Through serving the nobility St. Vincent de Paul fond his true place

Tuesday, 9/26/17

While most of the notable players in the Catholic Reformation were members of the nobility, Vincent de Paul was one of seven children in a family of French peasant farmers, and for the first half of his seventy-nine years he was busy only angling for the noble patronage he needed to keep afloat.
After studying the Humanities at a local Franciscan's free school, Vincent moved to nearby Toulouse where he supported himself by tutoring as he finished Theology studies, and was ordained at twenty. Then, in 1605 with hopes of a sharing an inheritance he set out on a coastal voyage to Marseilles, but he was captured by Turks who sold him into slavery.

For two years he lived as a slave in north Africa, gaining freedom then by converting a master who dropped him on France’s south coast.
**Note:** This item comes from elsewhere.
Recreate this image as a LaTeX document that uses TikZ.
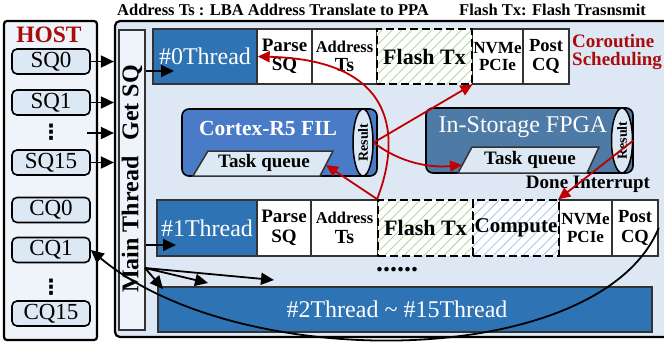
\documentclass[tikz,border=0pt]{standalone}
\usepackage{fontspec}
\setmainfont{Liberation Serif}
\newfontfamily\dotsfont{DejaVu Sans}
\usetikzlibrary{arrows.meta,patterns.meta,shapes.geometric}

\definecolor{panelbg}{HTML}{DDE8F4}
\definecolor{hostbg}{HTML}{EEF4FA}
\definecolor{qbg}{HTML}{DCE8F4}
\definecolor{thr}{HTML}{2E73B4}
\definecolor{cortex}{HTML}{4A7BC6}
\definecolor{fpga}{HTML}{4E7AA6}
\definecolor{dred}{HTML}{C00000}
\definecolor{hostred}{HTML}{A80C0C}
\definecolor{edge}{HTML}{333333}
\definecolor{hatchgreen}{HTML}{B5D99C}
\definecolor{hatchblue}{HTML}{A9CBEA}

\tikzset{
  qbox/.style={draw=black, line width=1.6pt, rounded corners=5pt, fill=qbg,
    minimum width=78pt, minimum height=25pt, inner sep=0pt,
    font=\fontsize{23}{23}\selectfont},
  vdotsbox/.style={inner sep=0pt, font=\dotsfont\bfseries\fontsize{21}{21}\selectfont},
  cell/.style={draw=edge, line width=1.4pt, inner sep=0pt, align=center},
  thrcell/.style={cell, fill=thr, text=white, font=\fontsize{24}{24}\selectfont},
  opcell/.style={cell, fill=white},
  hatchcell/.style={cell, draw=black, line width=1.8pt, dash pattern=on 8pt off 4pt,
    preaction={fill=white},
    pattern={Lines[angle=45,distance=7pt,line width=0.9pt]}, pattern color=#1},
  parsefont/.style={font=\bfseries\fontsize{19}{19.5}\selectfont},
  addrfont/.style={font=\bfseries\fontsize{16.5}{19.5}\selectfont},
  flashfont/.style={font=\bfseries\fontsize{22}{22}\selectfont},
  nvmefont/.style={font=\bfseries\fontsize{17}{17.5}\selectfont},
  postfont/.style={font=\bfseries\fontsize{18.5}{19.5}\selectfont},
  blkarrow/.style={draw=black, line width=1.8pt, -{Triangle[length=13pt,width=12pt]}},
  redarrow/.style={draw=dred, line width=1.8pt, -{Triangle[length=12pt,width=11pt]}},
  tqbox/.style={draw=edge, line width=1.5pt, fill=qbg, line join=miter},
  tqtext/.style={font=\bfseries\fontsize{19}{19}\selectfont, inner sep=0pt},
  resell/.style={ellipse, draw=black, line width=1.5pt, fill=qbg, inner sep=0pt},
  restext/.style={rotate=90, font=\bfseries\fontsize{14}{14}\selectfont, inner sep=0pt},
}
\newcommand{\bigTs}{{\fontsize{20}{20}\selectfont Ts}}

\begin{document}
\begin{tikzpicture}[x=1pt,y=-1pt]
\path[use as bounding box] (0,0) rectangle (664,343);
\clip (0,0) rectangle (664,343);

% headline legend
\node[anchor=west, inner sep=0pt, font=\bfseries\fontsize{16.5}{16.5}\selectfont] (hdrA) at (117,9.5) {Address Ts : LBA Address Translate to PPA};
\node[anchor=west, inner sep=0pt, font=\bfseries\fontsize{16.5}{16.5}\selectfont] (hdrB) at (459,9.5) {Flash Tx: Flash Trasnsmit};

% host side queues
\node[draw=black, line width=2.2pt, rounded corners=3pt, fill=hostbg, minimum width=93pt, minimum height=319pt, inner sep=0pt] (host) at (50.5,180.5) {};
\node[font=\bfseries\fontsize{23.5}{23.5}\selectfont, text=hostred, inner sep=0pt] (hostlbl) at (49,35) {HOST};
\node[qbox] (sq0) at (51,61.5) {SQ0};
\node[qbox] (sq1) at (51,102.5) {SQ1};
\node[vdotsbox] (sqdots) at (51,132) {⋮};
\node[qbox] (sq15) at (51,162.5) {SQ15};
\node[qbox] (cq0) at (51,210) {CQ0};
\node[qbox] (cq1) at (51,250) {CQ1};
\node[vdotsbox] (cqdots) at (51,287) {⋮};
\node[qbox] (cq15) at (51,313.5) {CQ15};

% device panel
\node[draw=black, line width=2.2pt, rounded corners=5pt, fill=panelbg, minimum width=570pt, minimum height=316pt, inner sep=0pt] (panel) at (400,179) {};

% main thread column
\node[draw=edge, line width=1.3pt, fill=hostbg, minimum width=26pt, minimum height=300pt, inner sep=0pt] (maincol) at (132,180) {};
\node[rotate=90, font=\bfseries\fontsize{24}{24}\selectfont, inner sep=0pt] (mainlbl) at (132,179) {Main Thread\hspace{16pt}Get SQ};

% thread 0 pipeline
\node[thrcell, minimum width=104pt, minimum height=55pt] (t0) at (205,56.5) {\#0Thread};
\node[opcell, parsefont, minimum width=55pt, minimum height=55pt] (p0) at (284.5,56.5) {Parse\\SQ};
\node[opcell, addrfont, minimum width=65pt, minimum height=55pt] (a0) at (344.5,56.5) {Address\\\bigTs};
\node[opcell, nvmefont, minimum width=51pt, minimum height=55pt] (n0) at (497.5,56.5) {NVMe\\PCIe};
\node[opcell, postfont, minimum width=46pt, minimum height=55pt] (q0) at (546,56.5) {Post\\CQ};
\node[hatchcell=hatchgreen, flashfont, minimum width=95pt, minimum height=55pt] (f0) at (424.5,56.5) {Flash Tx};

\node[anchor=north west, align=left, inner sep=0pt, text=hostred, font=\bfseries\fontsize{19}{18}\selectfont] (coro) at (572,34) {Coroutine\\Scheduling};

% thread 1 pipeline
\node[thrcell, minimum width=100pt, minimum height=56pt] (t1) at (207,228) {\#1Thread};
\node[opcell, parsefont, minimum width=54pt, minimum height=56pt] (p1) at (284,228) {Parse\\SQ};
\node[opcell, addrfont, minimum width=67pt, minimum height=56pt] (a1) at (344.5,228) {Address\\\bigTs};
\node[opcell, nvmefont, minimum width=53pt, minimum height=56pt] (n1) at (585.5,228) {NVMe\\PCIe};
\node[opcell, postfont, minimum width=46pt, minimum height=56pt] (q1) at (635,228) {Post\\CQ};
\node[hatchcell=hatchgreen, flashfont, minimum width=95pt, minimum height=56pt] (f1) at (425.5,228) {Flash Tx};
\node[hatchcell=hatchblue, font=\bfseries\fontsize{21}{21}\selectfont, minimum width=86pt, minimum height=56pt] (c1) at (516,228) {Compute};

\node[inner sep=0pt, font=\bfseries\fontsize{28}{28}\selectfont] (moredots) at (397,270) {......};

% remaining threads
\node[draw=edge, line width=1.5pt, fill=thr, minimum width=494pt, minimum height=45pt, inner sep=0pt] (trest) at (405,309.5) {};
\node[text=white, inner sep=0pt, font=\fontsize{24}{24}\selectfont] (trestlbl) at (397,309) {\#2Thread \textasciitilde{} \#15Thread};

% Cortex-R5 flash interface layer
\node[draw=black, line width=1.6pt, rounded corners=7pt, fill=cortex, minimum width=195pt, minimum height=67pt, inner sep=0pt] (cortex) at (279.5,142.5) {};
\node[text=white, inner sep=0pt, font=\bfseries\fontsize{21.5}{21.5}\selectfont] (cortexlbl) at (268,128) {Cortex-R5 FIL};
\draw[tqbox] (193,176) -- (208,151) -- (333,151) -- (320,176) -- cycle;
\node[tqtext] (ctq) at (264,163) {Task queue};
\node[resell, minimum width=20pt, minimum height=67pt] (cres) at (363,142.5) {};
\node[restext] (creslbl) at (cres) {Result};

% in-storage FPGA
\node[draw=black, line width=1.6pt, rounded corners=7pt, fill=fpga, minimum width=207pt, minimum height=65pt, inner sep=0pt] (fpga) at (529.5,140.5) {};
\node[text=white, inner sep=0pt, font=\fontsize{24}{24}\selectfont] (fpgalbl) at (523,127) {In-Storage FPGA};
\draw[tqbox] (458,173) -- (472,147) -- (599,147) -- (587,173) -- cycle;
\node[tqtext] (ftq) at (530,160) {Task queue};
\node[resell, minimum width=21pt, minimum height=65pt] (fres) at (622,140.5) {};
\node[restext] (freslbl) at (fres) {Result};

\node[inner sep=0pt, font=\bfseries\fontsize{19}{19}\selectfont] (doneint) at (588,184) {Done Interrupt};

% arrow end points
\coordinate (sqgap) at (87,133);
\coordinate (t0in) at (174,71);
\coordinate (t1in) at (176,245);
\coordinate (fanout) at (145,268);
\coordinate (fanA) at (163,289);
\coordinate (fanB) at (208,283);
\coordinate (fanC) at (274,280);
\coordinate (fqin) at (462,165);
\coordinate (cqin) at (326,165);

% submission queues into the main thread
\draw[blkarrow] (sq0.east) -- (sq0.east -| panel.west);
\draw[blkarrow] (sq1.east) -- (sq1.east -| panel.west);
\draw[blkarrow] (sqgap) -- (sqgap -| panel.west);
\draw[blkarrow] (sq15.east) -- (sq15.east -| panel.west);

% dispatch to threads
\draw[blkarrow] (t0in -| maincol.east) -- (t0in);
\draw[blkarrow] (t1in -| maincol.east) -- (t1in);
\draw[blkarrow] (fanout) -- (fanA);
\draw[blkarrow] (fanout) -- (fanB);
\draw[blkarrow] (fanout) -- (fanC);

% completion back to the host
\draw[blkarrow] (q1.east) .. controls (600,370) and (240,375) .. (cq1.east);

% coroutine hand-offs
\draw[redarrow] (cres.east) -- (f0.south east);
\draw[redarrow] (cres.east) .. controls (400,163) and (430,168) .. (fqin);
\draw[redarrow] (f1.north west) .. controls (400,140) and (400,60) .. (t0.east);
\draw[redarrow] (f1.north west) -- (cqin);
\draw[redarrow] (fres.east) -- (n1.north west);
\end{tikzpicture}
\end{document}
Making his way to Avignon, he wormed his way into the service of the papal legate. 
In 1609, at age twenty-nine, he accompanied a Legate to Rome. And once there he found a place in a delegation to King Henry IV of France.a 

After he had secured the needed patronage, and had his foot in the door of the aristocracy, Vincent returned to his peasant roots. After he had secured a position as spiritual director to the wife of the leader of the Gondi family, his heart went out to the peasants on their estates.
At first, Vincent on his own gave missions to the villagers who had been sent adrift with no religious life after their Baptisms. But in time he drew in other good-hearted priests joined him forming the nucleus of the Vincentian Fathers, known as the Congregation of the Mission, or familiarly as the C.M.s.